Abraham Lincoln as the Great Emancipator

In 1864, Abraham Lincoln said that if slavery was not wrong, then nothing was. Despite this, some people doubt if he deserves to be called the emancipator. After Lincoln became president, he waited for two years to pass before issuing the Emancipation Proclamation.

Lincoln felt that slavery was fundamentally an economic problem, not a racial one. Slavery made people do work that they did not want to do, and the results of their work were taken away from them. When he was a young boy, Lincoln’s father, Thomas, rented out young Abraham to neighbors to do work for them. Thomas would then take all the money paid by the neighbors and not give anything to Abraham. When Lincoln was a grown man, he said he could remember well the first time he earned his first money. He said it was when he rowed two people towards a steamboat. Lincoln recalled that he was paid two silver half dollars for his labor. As a result of earning his first pay, Lincoln said he felt that the world seemed brighter and full of possibilities.

Lincoln felt that the institution of slavery was based on exploitation and that exploitation was carried out by force. He said that slavery was an economic problem and was beyond the issue of race.

In 1858, Lincoln said that he used to be a slave. He was perhaps referring to how his father rented him out to neighbors to do work. Lincoln further said that now he was a free man, so much so that the world was letting him work as an attorney. Lincoln said that although he did not have plans to promote social and political equality between black and white people, he believed that any man who had labored had the right to eat food that he had earned through his labor. In this sense, Lincoln stated that any African American has equal rights as any white man.

Before the American Civil War erupted, Abraham Lincoln worried deeply about what to do with slavery. Back then, there were 34 states in the United States. Out of these thirty-four, nineteen were free states, while fifteen were slave states. Lincoln reasoned that the most effective way to end slavery was to contain it in the states where it was legal and not let any slave state join the Union. However, slave-holding states objected to being contained. As a result, when Lincoln assumed the presidency in 1860, eleven slave states banded together and called themselves the Confederate States of America. And so, the American Civil War erupted.

Being president of the United States did not automatically give Lincoln straightforward constitutional power to dissolve state laws that protected slavery. As a result, Lincoln resorted to what he called using his “war powers.” By using these war powers, he would be able to issue a proclamation of emancipation. And in doing so, he would be using his presidential power as commander-in-chief and not as a president using his civilian power. Another problem that Lincoln faced was that no president before him had ever tried using war powers. However, Lincoln felt that the window of time to solve the problem of slavery was quickly closing. He became increasingly worried that if the slaves were not freed, the Union itself would not survive. 
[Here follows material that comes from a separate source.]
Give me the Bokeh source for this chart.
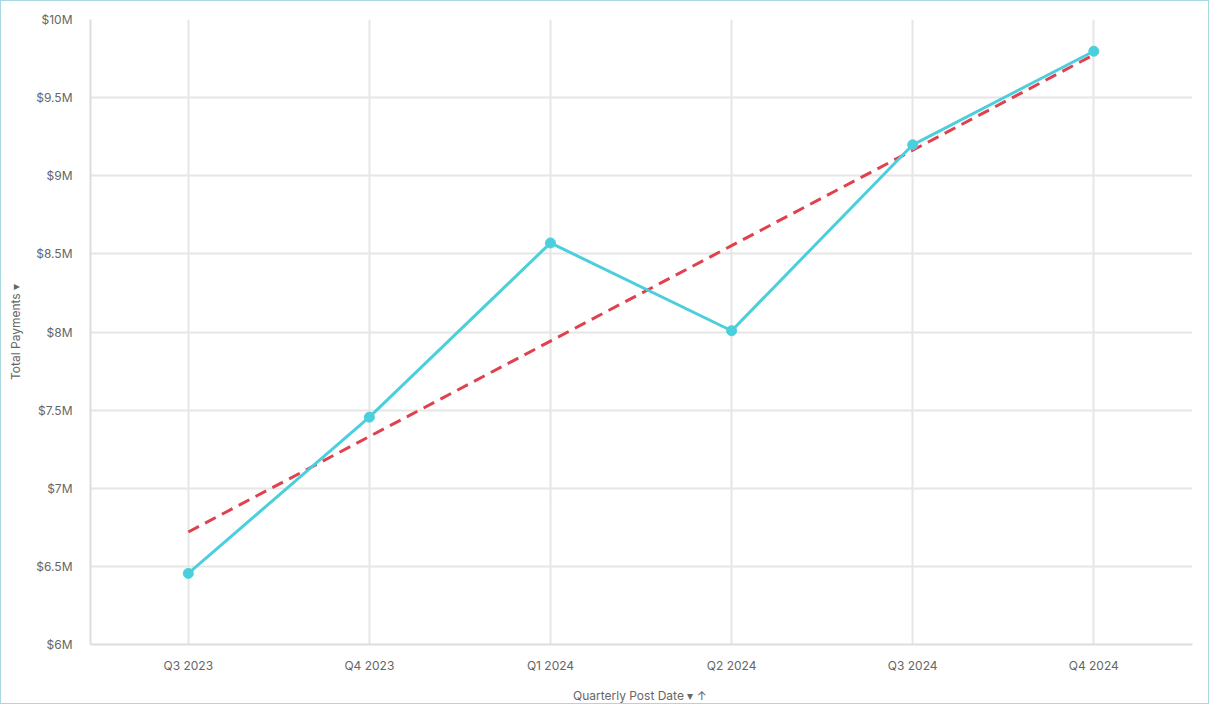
import numpy as np
from bokeh.plotting import figure
from bokeh.models import ColumnDataSource, FixedTicker
from bokeh.embed import file_html
from bokeh.resources import INLINE

quarters = ["Q3 2023", "Q4 2023", "Q1 2024", "Q2 2024", "Q3 2024", "Q4 2024"]
payments = [6.455, 7.455, 8.57, 8.008, 9.198, 9.797]  # $M
y_ticks = [6, 6.5, 7, 7.5, 8, 8.5, 9, 9.5, 10]
y_tick_labels = ["$6M", "$6.5M", "$7M", "$7.5M", "$8M", "$8.5M", "$9M", "$9.5M", "$10M"]

xs = list(range(len(quarters)))
slope, intercept = np.polyfit(xs, payments, 1)
trend = [intercept + slope * x for x in xs]

FONT = "Inter"
TICK_COLOR = "#666666"

p = figure(width=1209, height=704, output_backend="svg", toolbar_location=None,
           x_range=(-0.54, 5.545), y_range=(6, 10),
           min_border_left=89, min_border_right=18, min_border_top=18, min_border_bottom=52)
p.styles = {"border": "1px solid #a9d8e0"}
p.outline_line_color = None
p.background_fill_color = "white"
p.border_fill_color = "white"

src = ColumnDataSource(dict(x=xs, y=payments, t=trend))
p.line("x", "t", source=src, line_color="#e0414f", line_width=3, line_dash="12 7")
p.line("x", "y", source=src, line_color="#4ccfdc", line_width=3)
p.scatter("x", "y", source=src, size=10, fill_color="#4ccfdc", line_color="#4ccfdc")

p.xaxis.ticker = FixedTicker(ticks=xs)
p.xaxis.major_label_overrides = {i: q for i, q in enumerate(quarters)}
p.yaxis.ticker = FixedTicker(ticks=y_ticks)
p.yaxis.major_label_overrides = {t: l for t, l in zip(y_ticks, y_tick_labels)}

for ax in (p.xaxis[0], p.yaxis[0]):
    ax.axis_line_color = "#dddddd"
    ax.axis_line_width = 2
    ax.major_tick_line_color = None
    ax.minor_tick_line_color = None
    ax.major_label_text_font = FONT
    ax.major_label_text_font_size = "12px"
    ax.major_label_text_color = TICK_COLOR
    ax.axis_label_text_font = FONT
    ax.axis_label_text_font_size = "12px"
    ax.axis_label_text_font_style = "normal"
    ax.axis_label_text_color = TICK_COLOR

p.xaxis.major_label_standoff = 7
p.yaxis.major_label_standoff = 12
p.xaxis.axis_label = "Quarterly Post Date \u25be  \u2191"
p.xaxis.axis_label_standoff = 12
p.yaxis.axis_label = "Total Payments \u25be"
p.yaxis.axis_label_standoff = 10

p.xgrid.grid_line_color = "#e6e6e6"
p.xgrid.grid_line_width = 2
p.ygrid.grid_line_color = "#e6e6e6"
p.ygrid.grid_line_width = 2

open("out.html", "w").write(file_html(p, INLINE))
On the 22nd of July 1862, he presented a draft of the Emancipation Proclamation to his cabinet members. Then, on the 1st of January 1863, he enacted it into law. However, there were four slave states that did not join the Confederacy. The proclamation enabled by the war powers could not be enforced in states that did not join the rebellion. And so, only slaves that were under the Confederate States could be freed. In 1864, fortunately for the Union, Lincoln was able to gain the authority to push for a change in the constitution to end slavery in all states.

Historians are aware that Lincoln did not single-handedly take down the institution of slavery. He was helped by a multitude of other great men in his endeavors to do so. However, it was his legalistic approach to demolishing slavery that made him stand out as the great emancipator of slaves.